◆ Written problem ◆
Pictures stay out. Extract the lines below from the first one through the line with "-0.016, -0.086, -0.163]", both included.

◆ Data ◆
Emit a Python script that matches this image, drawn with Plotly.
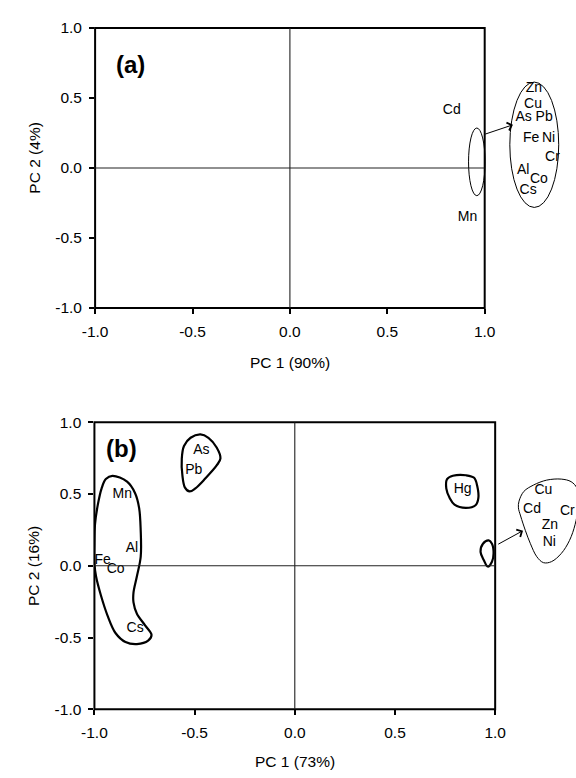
import plotly.graph_objects as go

FONT = "Arial, Liberation Sans, sans-serif"

# ---------------- data ----------------
TICK_VALUES = [-1.0, -0.5, 0.0, 0.5, 1.0]
TICK_LABELS = ["-1.0", "-0.5", "0.0", "0.5", "1.0"]

# Panel (a): variable labels (PC1, PC2 positions)
A_LABELS = ["Cd", "Mn", "Zn", "Cu", "As", "Pb", "Fe", "Ni", "Cr", "Al", "Co", "Cs"]
A_PC1 = [0.831, 0.912, 1.253, 1.248, 1.200, 1.305, 1.238, 1.328, 1.348, 1.198, 1.278, 1.223]
A_PC2 = [0.410, -0.352, 0.564, 0.452, 0.362, 0.362, 0.208, 0.208, 0.075, -0.016, -0.086, -0.163]

# Panel (a): grouping ellipses (bounds) and arrow (tail -> head)
A_SMALL_ELLIPSE_PC1 = [0.917, 1.002]
A_SMALL_ELLIPSE_PC2 = [-0.198, 0.285]
A_BIG_ELLIPSE_PC1 = [1.129, 1.380]
A_BIG_ELLIPSE_PC2 = [-0.282, 0.613]
A_ARROW_PC1 = [0.995, 1.145]
A_ARROW_PC2 = [0.238, 0.308]

# Panel (b): variable labels
B_LABELS = ["As", "Pb", "Mn", "Al", "Fe", "Co", "Cs", "Hg", "Cu", "Cd", "Cr", "Zn", "Ni"]
B_PC1 = [-0.466, -0.504, -0.861, -0.813, -0.959, -0.894, -0.797, 0.838, 1.241, 1.184, 1.360, 1.273, 1.270]
B_PC2 = [0.801, 0.661, 0.495, 0.120, 0.036, -0.027, -0.436, 0.535, 0.522, 0.392, 0.381, 0.279, 0.159]

# Panel (b): group outlines
B_LEFT_GROUP_PC1 = [-0.910, -0.837, -0.797, -0.777, -0.769, -0.769, -0.788, -0.805, -0.805, -0.788,
                    -0.748, -0.715, -0.732, -0.788, -0.845, -0.894, -0.935, -0.967, -0.992, -1.000,
                    -1.000, -0.997, -0.983, -0.964, -0.943]
B_LEFT_GROUP_PC2 = [0.627, 0.586, 0.506, 0.404, 0.245, 0.063, -0.073, -0.187, -0.255, -0.334,
                    -0.413, -0.481, -0.522, -0.545, -0.531, -0.470, -0.345, -0.209, -0.073, 0.018,
                    0.154, 0.290, 0.426, 0.540, 0.604]
B_ASPB_GROUP_PC1 = [-0.553, -0.520, -0.471, -0.431, -0.390, -0.371, -0.390, -0.447, -0.496, -0.525,
                    -0.548, -0.561, -0.564]
B_ASPB_GROUP_PC2 = [0.835, 0.892, 0.915, 0.892, 0.824, 0.749, 0.699, 0.608, 0.540, 0.518,
                    0.545, 0.631, 0.745]
B_HG_GROUP_PC1 = [0.760, 0.789, 0.854, 0.895, 0.911, 0.916, 0.902, 0.854, 0.797, 0.773, 0.756]
B_HG_GROUP_PC2 = [0.604, 0.627, 0.631, 0.613, 0.552, 0.472, 0.422, 0.404, 0.426, 0.472, 0.540]
B_SMALL_GROUP_PC1 = [0.968, 0.984, 0.992, 0.984, 0.963, 0.943, 0.927, 0.939]
B_SMALL_GROUP_PC2 = [0.177, 0.154, 0.086, 0.029, -0.005, 0.041, 0.097, 0.154]
B_ZOOM_GROUP_PC1 = [1.119, 1.143, 1.192, 1.257, 1.330, 1.379, 1.408, 1.413, 1.399, 1.371,
                    1.330, 1.281, 1.241, 1.208, 1.176, 1.151, 1.127, 1.116]
B_ZOOM_GROUP_PC2 = [0.450, 0.518, 0.563, 0.597, 0.604, 0.586, 0.540, 0.404, 0.288, 0.177,
                    0.086, 0.029, 0.022, 0.063, 0.154, 0.245, 0.347, 0.404]
B_ARROW_PC1 = [1.008, 1.139]
B_ARROW_PC2 = [0.145, 0.245]

# ---------------- layout geometry ----------------
W, H = 576, 778
A_XRANGE = [-1.0, 1.4687]
B_XRANGE = [-1.0, 1.4034]
A_XDOMAIN = [84 / W, 1.0]
B_XDOMAIN = [83.3 / W, 1.0]
A_YDOMAIN = [(H - 305.7) / H, (H - 19.3) / H]
B_YDOMAIN = [(H - 716.0) / H, (H - 422.5) / H]

fig = go.Figure()


def closed(seq):
    return list(seq) + [seq[0]]


LABEL_FONT = dict(family=FONT, size=14, color="black")
TICK_FONT = dict(family=FONT, size=15.5, color="black")
TITLE_FONT = dict(family=FONT, size=15.5, color="black")
PANEL_FONT = dict(family=FONT, size=24, color="black")

# text labels
fig.add_trace(go.Scatter(x=A_PC1, y=A_PC2, text=A_LABELS, mode="text", xaxis="x", yaxis="y",
                         textposition="middle center", cliponaxis=False, hoverinfo="skip",
                         textfont=LABEL_FONT))
fig.add_trace(go.Scatter(x=B_PC1, y=B_PC2, text=B_LABELS, mode="text", xaxis="x2", yaxis="y2",
                         textposition="middle center", cliponaxis=False, hoverinfo="skip",
                         textfont=LABEL_FONT))

# group outlines in panel (b)
for gx, gy, lw in [(B_LEFT_GROUP_PC1, B_LEFT_GROUP_PC2, 2.2),
                   (B_ASPB_GROUP_PC1, B_ASPB_GROUP_PC2, 2.2),
                   (B_HG_GROUP_PC1, B_HG_GROUP_PC2, 2.2),
                   (B_SMALL_GROUP_PC1, B_SMALL_GROUP_PC2, 2.2),
                   (B_ZOOM_GROUP_PC1, B_ZOOM_GROUP_PC2, 1.0)]:
    fig.add_trace(go.Scatter(x=closed(gx), y=closed(gy), mode="lines", xaxis="x2", yaxis="y2",
                             hoverinfo="skip",
                             line=dict(color="black", width=lw, shape="spline", smoothing=1.0)))

shapes = []
for xr, yr, xdom, ydom, xrange_ in [("x", "y", "x domain", "y domain", A_XRANGE),
                                     ("x2", "y2", "x2 domain", "y2 domain", B_XRANGE)]:
    # frame of the -1..1 box, placed in domain units so it is not clipped
    frame_right = (1.0 - xrange_[0]) / (xrange_[1] - xrange_[0])
    shapes.append(dict(type="rect", xref=xdom, yref=ydom, x0=0, x1=frame_right, y0=0, y1=1,
                       line=dict(color="black", width=2), layer="above"))
    # zero lines
    shapes.append(dict(type="line", xref=xr, yref=yr, x0=-1, x1=1, y0=0, y1=0,
                       line=dict(color="#222", width=1.1)))
    shapes.append(dict(type="line", xref=xr, yref=yr, x0=0, x1=0, y0=-1, y1=1,
                       line=dict(color="#222", width=1.1)))

# ellipses in panel (a)
shapes.append(dict(type="circle", xref="x", yref="y",
                   x0=A_SMALL_ELLIPSE_PC1[0], x1=A_SMALL_ELLIPSE_PC1[1],
                   y0=A_SMALL_ELLIPSE_PC2[0], y1=A_SMALL_ELLIPSE_PC2[1],
                   line=dict(color="black", width=1)))
shapes.append(dict(type="circle", xref="x", yref="y",
                   x0=A_BIG_ELLIPSE_PC1[0], x1=A_BIG_ELLIPSE_PC1[1],
                   y0=A_BIG_ELLIPSE_PC2[0], y1=A_BIG_ELLIPSE_PC2[1],
                   line=dict(color="black", width=1)))

annotations = [
    dict(text="<b>(a)</b>", x=-0.819, y=0.739, xref="x", yref="y", showarrow=False,
         font=PANEL_FONT),
    dict(text="<b>(b)</b>", x=-0.865, y=0.819, xref="x2", yref="y2", showarrow=False,
         font=PANEL_FONT),
    # arrows
    dict(text="", x=A_ARROW_PC1[1], y=A_ARROW_PC2[1], ax=A_ARROW_PC1[0], ay=A_ARROW_PC2[0],
         xref="x", yref="y", axref="x", ayref="y", showarrow=True, arrowhead=4,
         arrowsize=1.6, arrowwidth=1, arrowcolor="black", standoff=0),
    dict(text="", x=B_ARROW_PC1[1], y=B_ARROW_PC2[1], ax=B_ARROW_PC1[0], ay=B_ARROW_PC2[0],
         xref="x2", yref="y2", axref="x2", ayref="y2", showarrow=True, arrowhead=4,
         arrowsize=1.6, arrowwidth=1, arrowcolor="black", standoff=0),
    # axis titles
    dict(text="PC 1 (90%)", x=0, y=0, xref="x", yref="y domain", yanchor="middle",
         yshift=-54, showarrow=False, font=TITLE_FONT),
    dict(text="PC 1 (73%)", x=0, y=0, xref="x2", yref="y2 domain", yanchor="middle",
         yshift=-52, showarrow=False, font=TITLE_FONT),
    dict(text="PC 2 (4%)", x=21.7 / W, y=0.075, xref="paper", yref="y", textangle=-90,
         xanchor="center", yanchor="middle", showarrow=False, font=TITLE_FONT),
    dict(text="PC 2 (16%)", x=21.7 / W, y=0.0, xref="paper", yref="y2", textangle=-90,
         xanchor="center", yanchor="middle", showarrow=False, font=TITLE_FONT),
]

common_x = dict(showline=False, zeroline=False, showgrid=False, ticks="outside", ticklen=5,
                tickwidth=1.5, tickcolor="black", tickvals=TICK_VALUES, ticktext=TICK_LABELS,
                tickfont=TICK_FONT, ticklabelstandoff=4, fixedrange=True)
common_y = dict(showline=False, zeroline=False, showgrid=False,
                ticks="outside", ticklen=5, tickwidth=1.5, tickcolor="black",
                tickvals=TICK_VALUES, ticktext=TICK_LABELS, range=[-1, 1],
                tickfont=TICK_FONT, ticklabelstandoff=4, fixedrange=True)

fig.update_layout(
    width=W, height=H, margin=dict(l=0, r=0, t=0, b=0),
    paper_bgcolor="white", plot_bgcolor="white", showlegend=False,
    xaxis=dict(domain=A_XDOMAIN, range=A_XRANGE, anchor="y", **common_x),
    yaxis=dict(domain=A_YDOMAIN, anchor="x", **common_y),
    xaxis2=dict(domain=B_XDOMAIN, range=B_XRANGE, anchor="y2", **common_x),
    yaxis2=dict(domain=B_YDOMAIN, anchor="x2", **common_y),
    shapes=shapes, annotations=annotations,
)

fig.write_html("out.html", config={"displayModeBar": False},
               post_script="document.body.style.margin='0px';document.body.style.overflow='hidden';")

◆ In response ◆
Emit a Python script that matches this image, drawn with Plotly.
import plotly.graph_objects as go

FONT = "Arial, Liberation Sans, sans-serif"

# ---------------- data ----------------
TICK_VALUES = [-1.0, -0.5, 0.0, 0.5, 1.0]
TICK_LABELS = ["-1.0", "-0.5", "0.0", "0.5", "1.0"]

# Panel (a): variable labels (PC1, PC2 positions)
A_LABELS = ["Cd", "Mn", "Zn", "Cu", "As", "Pb", "Fe", "Ni", "Cr", "Al", "Co", "Cs"]
A_PC1 = [0.831, 0.912, 1.253, 1.248, 1.200, 1.305, 1.238, 1.328, 1.348, 1.198, 1.278, 1.223]
A_PC2 = [0.410, -0.352, 0.564, 0.452, 0.362, 0.362, 0.208, 0.208, 0.075, -0.016, -0.086, -0.163]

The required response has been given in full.